Troops, Taliban battle for insurgent base

Pakistani soldiers engaged in fierce street fighting Wednesday as they pushed into a major Taliban base in the insurgents' South Waziristan stronghold, the military said.

The army launched an offensive Oct. 17 aimed at rooting out Pakistani Taliban insurgents from the lawless ethnic Pashtun region along the Afghan border. Fighting has intensified in recent days since security forces zeroed in on three main insurgent bases -- Sararogha, Makeen and Ladha -- in their three-pronged offensive.

Soldiers have captured a "major part" of Sararogha and stormed into Ladha, the military said, where the intense street combat was taking place Wednesday.
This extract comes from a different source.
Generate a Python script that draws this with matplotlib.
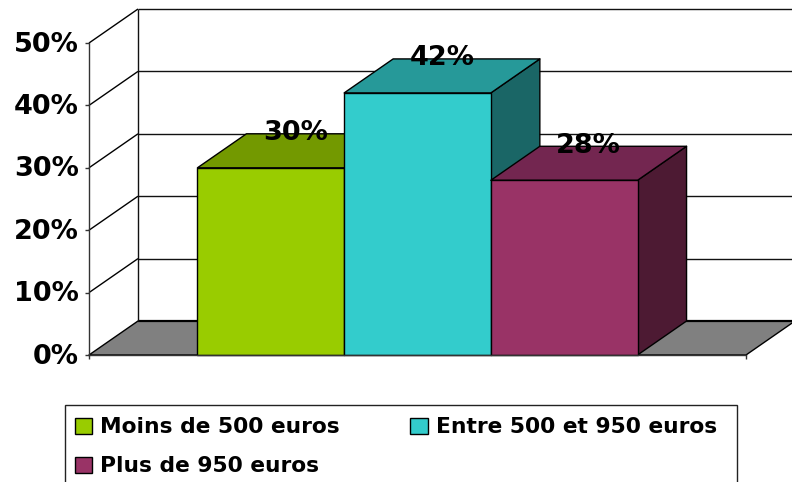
import matplotlib
matplotlib.use("Agg")
import matplotlib.pyplot as plt
from matplotlib.patches import Polygon, Rectangle
from matplotlib.transforms import ScaledTranslation
import numpy as np

# --- data ---
series_names = ["Moins de 500 euros", "Entre 500 et 950 euros", "Plus de 950 euros"]
series_values = [30, 42, 28]
value_labels = ["30%", "42%", "28%"]
y_ticks = [0, 10, 20, 30, 40, 50]
y_tick_labels = ["0%", "10%", "20%", "30%", "40%", "50%"]

# --- style ---
W, H = 792, 482
FRONT_L, FRONT_R, FRONT_T, FRONT_B = 89, 746, 43, 355
DEPTH_X_PX, DEPTH_Y_PX = 49, 34
BAR_PX = 146.7
face_cols = ["#99CC00", "#33CCCC", "#993366"]
top_cols = ["#739900", "#269999", "#732650"]
side_cols = ["#4D6600", "#1A6666", "#4D1A33"]
LW = 1.0

plt.rcParams["font.family"] = "DejaVu Sans"
plt.rcParams["font.weight"] = "bold"

fig = plt.figure(figsize=(W / 100, H / 100), dpi=100, facecolor="white")
ax = fig.add_axes([FRONT_L / W, 1 - FRONT_B / H, (FRONT_R - FRONT_L) / W, (FRONT_B - FRONT_T) / H])
ax.set_xlim(0, 1)
ax.set_ylim(0, 50)
ax.patch.set_visible(False)

# depth and bar width in data units
dx = DEPTH_X_PX / (FRONT_R - FRONT_L)
dy = DEPTH_Y_PX / ((FRONT_B - FRONT_T) / 50)
bw = BAR_PX / (FRONT_R - FRONT_L)


def poly(pts, fc, z, ec="black", lw=LW):
    ax.add_patch(Polygon(pts, closed=True, facecolor=fc, edgecolor=ec, linewidth=lw,
                         zorder=z, clip_on=False, joinstyle="round"))


def line(xs, ys, z=2, color="black", lw=LW):
    ax.plot(xs, ys, color=color, lw=lw, zorder=z, clip_on=False, solid_capstyle="butt")


# floor
poly([(0, 0), (dx, dy), (1 + dx, dy), (1, 0)], "#808080", 1)
line([dx, 1 + dx], [dy, dy], z=1.5, lw=1.6)

# walls and gridlines
line([dx, dx], [dy, 50 + dy], color="#111111")
for t in y_ticks[1:]:
    line([0, dx], [t, t + dy])
    line([dx, 1 + dx], [t + dy, t + dy], color="#111111")

# bars, left to right
n = len(series_values)
start = 0.5 - n * bw / 2
for i, v in enumerate(series_values):
    x0 = start + i * bw
    x1 = x0 + bw
    z = 3 + i
    poly([(x1, 0), (x1 + dx, dy), (x1 + dx, v + dy), (x1, v)], side_cols[i], z)
    poly([(x0, v), (x0 + dx, v + dy), (x1 + dx, v + dy), (x1, v)], top_cols[i], z)
    poly([(x0, 0), (x1, 0), (x1, v), (x0, v)], face_cols[i], z + 0.1)
    ax.text((x0 + x1 + dx) / 2, v + 5.55, value_labels[i], ha="center", va="center",
            fontsize=19.5, fontweight="bold", color="black", zorder=10, clip_on=False)

# axes
for s in ("top", "right"):
    ax.spines[s].set_visible(False)
for s in ("left", "bottom"):
    ax.spines[s].set_color("#333333")
    ax.spines[s].set_linewidth(LW)
    ax.spines[s].set_zorder(9)
ax.set_xticks([0, 1])
ax.set_xticklabels(["", ""])
ax.set_yticks(y_ticks)
ax.set_yticklabels(y_tick_labels, fontsize=19.5, fontweight="bold")
ax.tick_params(axis="both", length=3, width=LW, color="#333333")
ax.tick_params(axis="y", pad=4.5)
shift = ScaledTranslation(0, 1.5 / 100, fig.dpi_scale_trans)
for lab in ax.get_yticklabels():
    lab.set_transform(lab.get_transform() + shift)

# legend, drawn in figure pixel space
ov = fig.add_axes([0, 0, 1, 1], zorder=20)
ov.set_xlim(0, W)
ov.set_ylim(H, 0)
ov.axis("off")
ov.add_patch(Rectangle((65, 405), 672, 100, facecolor="white", edgecolor="#222222", linewidth=1.0))
entries = [(74.5, 426, 0), (410, 426, 1), (74.5, 465, 2)]
for sx, cy, idx in entries:
    ov.add_patch(Rectangle((sx, cy - 8), 17.5, 16, facecolor=face_cols[idx], edgecolor="black", linewidth=1.0))
    ov.text(sx + 26, cy + 1, series_names[idx], ha="left", va="center", fontsize=15.7, fontweight="bold", color="black")

fig.savefig("out.png", dpi=100)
South Waziristan's rugged landscape of barren mountains and hidden ravines has become a global center of Islamist militancy, and many foreign al-Qaeda fighters are thought to be based there, along with thousands of Pakistani insurgents.

-- Associated Press

BURMA

U.S. official meets generals, Suu Kyi

The highest-ranking U.S. diplomat to visit Burma in 14 years offered the possibility of improved relations Wednesday if its military regime moves toward democracy, putting into action the Obama administration's new policy of engagement with the isolated country.

Assistant Secretary of State Kurt M. Campbell spoke after talks with the ruling generals and after a rare meeting with opposition leader Aung San Suu Kyi, a Nobel Peace Prize laureate who has been under house arrest for most of the past two decades.

Campbell greeted Suu Kyi with a handshake after she was driven to his lakeside hotel in Rangoon, where they met privately for two hours, U.S. Embassy spokesman Richard Mei said.